National and international top 10
1. Housing contagion: Credit problems from the housing market to bad corporate debt and even defaults on student loans create a major drain on U.S. and European economies.
2. Record oil prices: Numerous factors, including Mideast unrest, the weakening U.S. dollar, and demand from India and China, send oil prices to nearly $100 a barrel.
3. Toy recalls: Millions of Chinese-made toys are pulled from U.S. retailers’ shelves because of the discovery of lead in the products’ paint.
4. Fed moves: The target short-term interest rate moves down 1 percentage point for the year, to 4.25 percent. The cuts are aimed at curbing the nation’s credit woes.
5. Dow 14,000: The 30 large stocks in the Dow Jones Industrial average soar past 14,000 in July, but the nation’s credit crunch and high energy prices create instability that push it below that threshold later in the year.
6. Dollar falls: Concerns about the U.S. economy push the dollar lower against foreign currencies, driving up food and energy prices in the U.S.
7. China and India roar: Years of double-digit growth rev up the economies – and inflation – of China and India.
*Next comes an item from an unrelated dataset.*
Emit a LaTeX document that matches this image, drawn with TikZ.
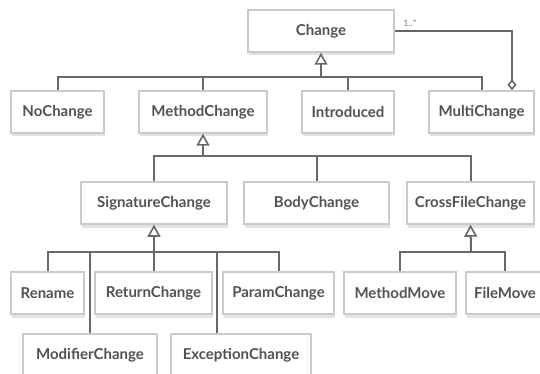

8. Ethanol boom: Search for alternative fuels pushes ethanol production from 5 billion gallons in 2006 to 7 billion in 2007.
9. Bank CEOs exits: CEOs of Merrill Lynch & Co. and Citigroup Inc. retire suddenly, within days of each other, as declining mortgage holdings shrink their banks’ assets by billions of dollars.
10: UAW health deal: $46.7 billion worth of retiree health care costs move from the company to the union. Ford Motor Co. and Chrysler LLC deals follow.